Administrative changes coming to your business
The Federal Government has recently announced the Modernising Business Registers (MBR) program. The MBR consists of a legislative package of five bills, collectively known as the Registries Modernisation Law (RML). It is expected that these changes will be implemented in early 2021, however with the impacts of COVID-19, we can expect that the regime may commence in 2022. The RML will:
- centralise 31 commonwealth business registers into one register; and
- introduce Director Identification Numbers (DIN) which will be required for all directors appointed to a registered body regulated by the Australian Securities and Investments Commission ASIC or the Office of the Registrar of Indigenous Corporations.
Centralised business registers
The RML will centralise 31 business registers that are currently maintained by ASIC and the Australian Business Register into a single register. Some of the more recognisable registers that will be consolidated include the Australian Business Register (i.e. the ABN register), the companies register and the business name register.
Provided the digital infrastructure is equipped to handle the combining of 31 business registers, the consolidation of the registers can only be a positive for businesses. The centralised register will deregulate business registers and negate businesses having to navigate multiple registers in order to comply with the law. The consolidated system will also make it easier for information to be more current and consistent and make it easier for regulatory authorities such as ASIC to fulfil its regulatory functions.

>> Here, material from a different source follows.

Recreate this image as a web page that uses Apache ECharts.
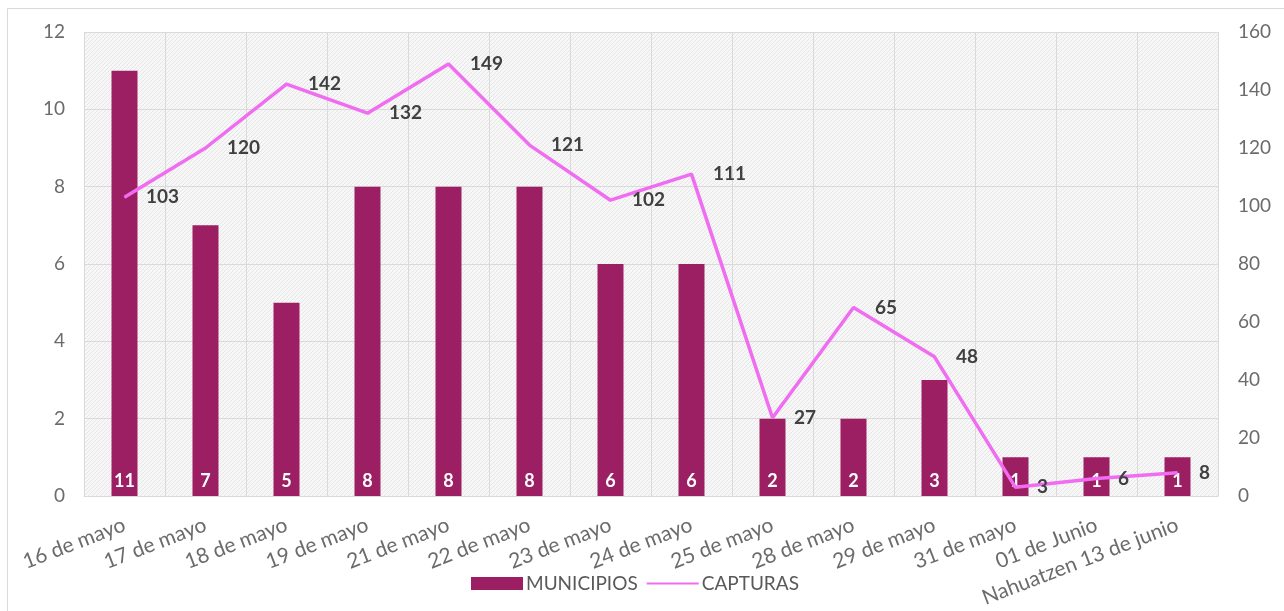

On the privacy front, the Commonwealth Registers Act 2019 (CRA) will regulate how information in the register may be disclosed. The CRA imposes strong privacy protections and strict requirements on the disclosure of register data, with a maximum penalty of two years imprisonment waiting for those who, without authorisation, disclose information in the register.
Director Identification Numbers
The second main change under the RML is the introduction of DINs. A DIN will be required for all directors appointed to a registered body regulated by ASIC or the Office of the Registrar of Indigenous Corporations.
Below are some important measures that directors need to be aware of:
- prior to the issue of a DIN, directors will need to undertake a verification process. Once issued, the DIN will be indefinitely assigned to the director, in that the DIN survives the director ceasing or resigning as a director from their initial company;
- existing directors will have a prescribed amount of time to apply for a DIN following the date that the RML commences operation. New directors appointed within the first 12 months of the date of operation will also have an additional 28 days following their appointment to apply for a DIN.After this transitional period, directors will need to apply for a DIN prior to being appointed;
- DIN requirements will apply to registered foreign companies; and
- failure to apply for a DIN within the applicable timeframe can attract civil and criminal penalties.
How will the centralisation of business registers and the DIN regime impact your company?
Ultimately, the centralisation of the business registers will simplify business interactions with the government. This is a positive across the board for business, allowing them to spend more time on building their business rather than spending time on ensuring that they comply with business registers.
For DINs, we encourage companies to take note of the measures listed. Companies will need to ensure that they remain agile to ensure that their transition to the DIN requirements is efficient. For example, companies may face potential challenges appointing a director on an urgent basis if the potential director does not have a DIN.
The content of this article is intended to provide a general guide to the subject matter. Specialist advice should be sought about your specific circumstances.